-- Start DATA PROVIDED --

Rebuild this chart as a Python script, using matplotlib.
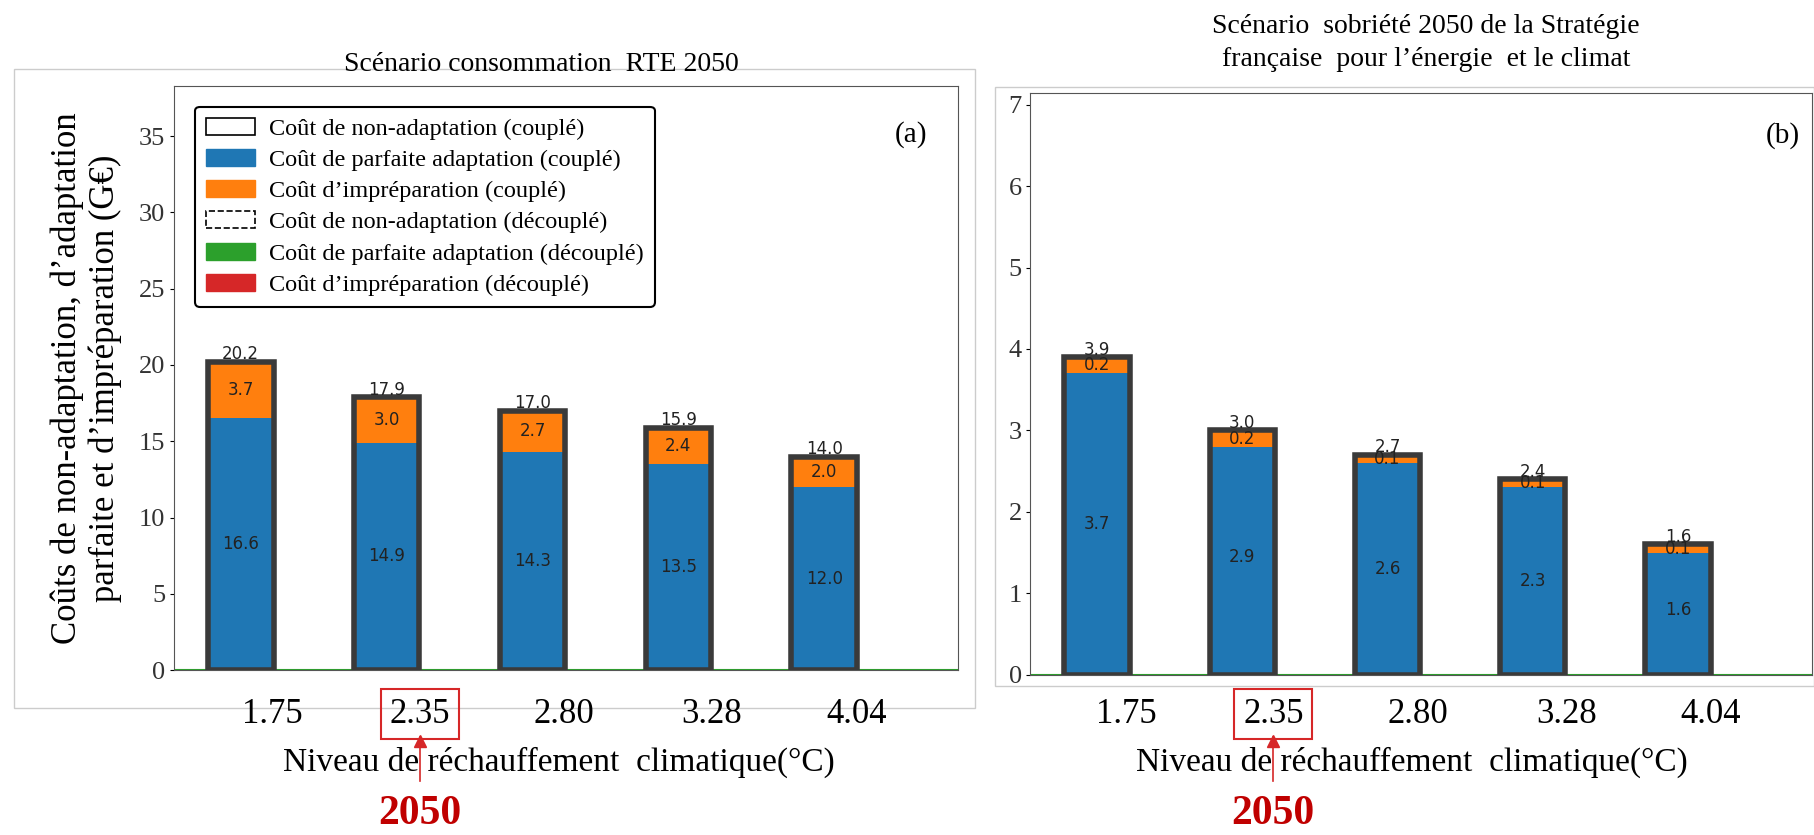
import matplotlib.pyplot as plt
from matplotlib.patches import Rectangle

levels = ['1.75', '2.35', '2.80', '3.28', '4.04']

# panel (a): RTE 2050
adapt_a = [16.6, 14.9, 14.3, 13.5, 12.0]
imprep_a = [3.7, 3.0, 2.7, 2.4, 2.0]
total_a = [20.2, 17.9, 17.0, 15.9, 14.0]

# panel (b): sobriete SFEC
adapt_b = [3.7, 2.9, 2.6, 2.3, 1.6]
imprep_b = [0.2, 0.2, 0.1, 0.1, 0.1]
total_b = [3.9, 3.0, 2.7, 2.4, 1.6]

legend_labels = ["Coût de non-adaptation (couplé)",
                 "Coût de parfaite adaptation (couplé)",
                 "Coût d’impréparation (couplé)",
                 "Coût de non-adaptation (découplé)",
                 "Coût de parfaite adaptation (découplé)",
                 "Coût d’impréparation (découplé)"]

serif = 'Liberation Serif'
blue, orange = '#1f77b4', '#ff7f0e'

fig = plt.figure(figsize=(18.15, 8.35), dpi=100)
# layout measured on a 0.864-scaled view of the reference
W, H = 1568, 721.4


def ax_at(x0, y0, x1, y1):
    return fig.add_axes([x0 / W, 1 - y1 / H, (x1 - x0) / W, (y1 - y0) / H])


# light frames around the panels
fig.add_artist(Rectangle((12 / W, 1 - 612 / H), 830 / W, 552 / H, transform=fig.transFigure,
                         fill=False, ec='#cccccc', lw=1))
fig.add_artist(Rectangle((860 / W, 1 - 593 / H), 707 / W, 518 / H, transform=fig.transFigure,
                         fill=False, ec='#cccccc', lw=1))

axa = ax_at(150, 74, 828, 579)
axb = ax_at(890, 80.5, 1565, 583)


def draw(ax, adapt, imprep, total, ymax, yticks, off):
    pos = list(range(len(total)))
    ax.bar(pos, adapt, width=0.45, color=blue, zorder=2)
    bottoms = [t - i for t, i in zip(total, imprep)]
    ax.bar(pos, imprep, bottom=bottoms, width=0.45, color=orange, zorder=2)
    ax.bar(pos, total, width=0.45, fill=False, edgecolor='#3a3a3a', lw=4, zorder=3)
    for p, a, b, i, t in zip(pos, adapt, bottoms, imprep, total):
        ax.text(p, a / 2, f'{a:.1f}', ha='center', va='center', fontsize=12, color='#222222', zorder=4)
        ax.text(p, b + i / 2, f'{i:.1f}', ha='center', va='center', fontsize=12, color='#222222', zorder=4)
        ax.text(p, t + off, f'{t:.1f}', ha='center', va='bottom', fontsize=12, color='#222222', zorder=4)
    ax.axhline(0, color='#2ca02c', lw=1.5, zorder=1)
    ax.set_xlim(-0.46, 4.92)
    ax.set_ylim(0, ymax)
    ax.set_yticks(yticks)
    ax.set_yticklabels([str(v) for v in yticks], fontfamily=serif, fontsize=19, color='#333333')
    ax.tick_params(axis='y', length=3, pad=3)
    ax.set_xticks([])
    for s in ax.spines.values():
        s.set_color('#555555')


draw(axa, adapt_a, imprep_a, total_a, 38.3, [0, 5, 10, 15, 20, 25, 30, 35], -0.1)
draw(axb, adapt_b, imprep_b, total_b, 7.14, [0, 1, 2, 3, 4, 5, 6, 7], -0.02)

axa.text(0.96, 0.94, '(a)', transform=axa.transAxes, ha='right', va='top', fontfamily=serif, fontsize=21)
axb.text(0.985, 0.95, '(b)', transform=axb.transAxes, ha='right', va='top', fontfamily=serif, fontsize=21)
fig.text(468 / W, 1 - 56 / H, 'Scénario consommation  RTE 2050', ha='center', va='center',
         fontfamily=serif, fontsize=20)
fig.text(1232 / W, 1 - 37 / H, 'Scénario  sobriété 2050 de la Stratégie\nfrançaise  pour l’énergie  et le climat',
         ha='center', va='center', fontfamily=serif, fontsize=20, linespacing=1.4)
axa.set_ylabel('Coûts de non-adaptation, d’adaptation\nparfaite et d’impréparation (G€)',
               fontfamily=serif, fontsize=25, labelpad=12)

handles = [Rectangle((0, 0), 1, 1, fill=False, ec='black', lw=1.2),
           Rectangle((0, 0), 1, 1, color=blue),
           Rectangle((0, 0), 1, 1, color=orange),
           Rectangle((0, 0), 1, 1, fill=False, ec='black', ls='--', lw=1.2),
           Rectangle((0, 0), 1, 1, color='#2ca02c'),
           Rectangle((0, 0), 1, 1, color='#d62728')]
leg = axa.legend(handles, legend_labels, loc='upper left', prop={'family': serif, 'size': 17.5},
                 frameon=True, fancybox=True, edgecolor='black', framealpha=1,
                 handlelength=2.0, borderpad=0.45, labelspacing=0.38, handletextpad=0.6,
                 bbox_to_anchor=(0.012, 0.985))
leg.get_frame().set_linewidth(1.5)

# boxed warming-level labels under each panel
box_a = [235, 363, 487, 615, 740]
box_b = [973, 1100, 1225, 1353, 1478]
for xs, xl in ((box_a, 483), (box_b, 1220)):
    for x, lab in zip(xs, levels):
        red = lab == '2.35'
        fig.text(x / W, 1 - 617 / H, lab, ha='center', va='center', fontfamily=serif, fontsize=25,
                 bbox=dict(boxstyle='square,pad=0.25', fc='none', ec='#d62728' if red else 'none', lw=1.5))
    arrow_x = xs[1]
    fig.text(arrow_x / W, 1 - 703 / H, '2050', ha='center', va='center', fontfamily=serif,
             fontsize=30, fontweight='bold', color='#c00000')
    fig.add_artist(plt.Line2D([arrow_x / W] * 2, [1 - 675 / H, 1 - 637 / H], color='#d62728', lw=1.2))
    fig.add_artist(plt.Line2D([arrow_x / W], [1 - 640 / H], marker='^', color='#d62728', ms=8))
    fig.text(xl / W, 1 - 659 / H, 'Niveau de réchauffement  climatique(°C)', ha='center', va='center',
             fontfamily=serif, fontsize=24)

fig.savefig('out.png', dpi=100)
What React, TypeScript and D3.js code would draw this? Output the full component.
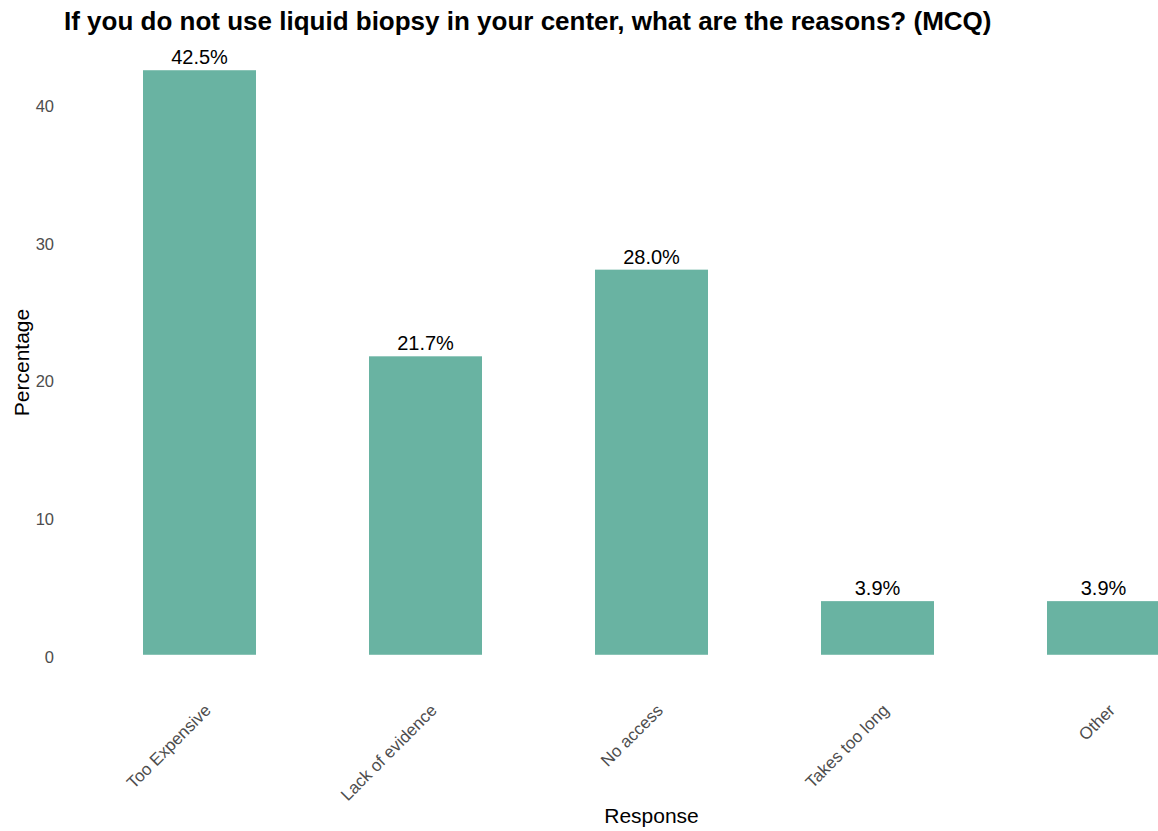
import React from "react";
import * as d3 from "d3";

const categories = ["Too Expensive", "Lack of evidence", "No access", "Takes too long", "Other"];
const values = [42.5, 21.7, 28.0, 3.9, 3.9];
const yTicks = [0, 10, 20, 30, 40];
const title = "If you do not use liquid biopsy in your center, what are the reasons? (MCQ)";

const W = 1158;
const H = 831;
const panelLeft = 63.9;
const panelRight = 1239.1;
const panelTop = 41;
const panelBottom = 684;

export default function App() {
  const x = d3.scaleBand<string>().domain(categories).range([panelLeft, panelRight]).paddingInner(0.5).paddingOuter(0.35);
  const yMax = d3.max(values) as number;
  const exp = yMax * 0.05;
  const y = d3.scaleLinear().domain([-exp, yMax + exp]).range([panelBottom, panelTop]);
  const font = "'Liberation Sans', Arial, sans-serif";
  return (
    <svg width={W} height={H} style={{ position: "absolute", left: 0, top: 0, background: "#fff" }} fontFamily={font}>
      <rect x={0} y={0} width={W} height={H} fill="#fff" />
      <text x={64} y={30} fontSize={26} fontWeight="bold" fill="#000">{title}</text>
      {yTicks.map((t) => (
        <text key={t} x={54} y={y(t) + 2} dy="0.35em" textAnchor="end" fontSize={16.5} fill="#4d4d4d">{t}</text>
      ))}
      {categories.map((c, i) => (
        <g key={c}>
          <rect x={x(c)} y={y(values[i])} width={x.bandwidth()} height={y(0) - y(values[i])} fill="#69b3a2" />
          <text x={(x(c) as number) + x.bandwidth() / 2} y={y(values[i]) - 6} textAnchor="middle" fontSize={20} fill="#000">
            {values[i].toFixed(1) + "%"}
          </text>
          <text
            transform={`translate(${(x(c) as number) + x.bandwidth() / 2 + 4},${703}) rotate(-45)`}
            textAnchor="end"
            dy="0.7em"
            fontSize={17}
            fill="#4d4d4d"
          >
            {c}
          </text>
        </g>
      ))}
      <text x={(panelLeft + panelRight) / 2} y={823} textAnchor="middle" fontSize={21} fill="#000">Response</text>
      <text transform={`translate(29,${(panelTop + panelBottom) / 2}) rotate(-90)`} textAnchor="middle" fontSize={21} fill="#000">Percentage</text>
    </svg>
  );
}
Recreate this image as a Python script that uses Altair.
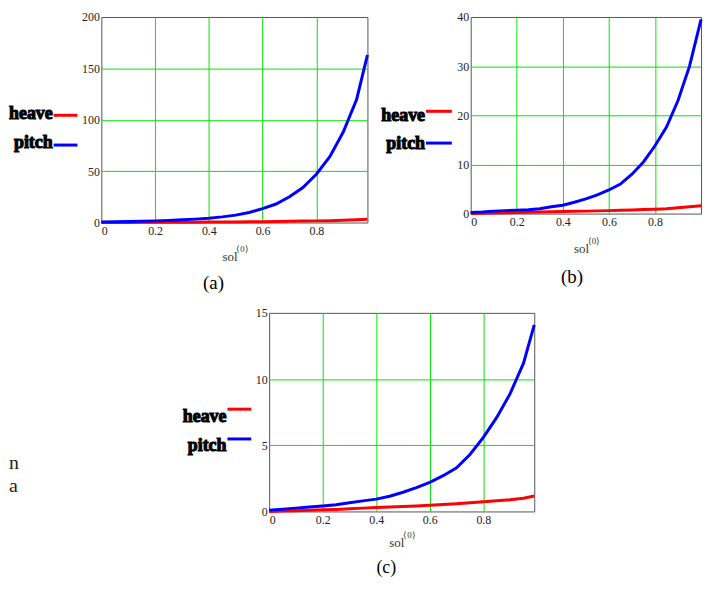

-- End DATA PROVIDED --

■ STATED TASK ■
Filter the records above for lines containing the word "React", and copy those lines.

■ COMPLETE OUTPUT ■
What React, TypeScript and D3.js code would draw this? Output the full component.
import React from "react";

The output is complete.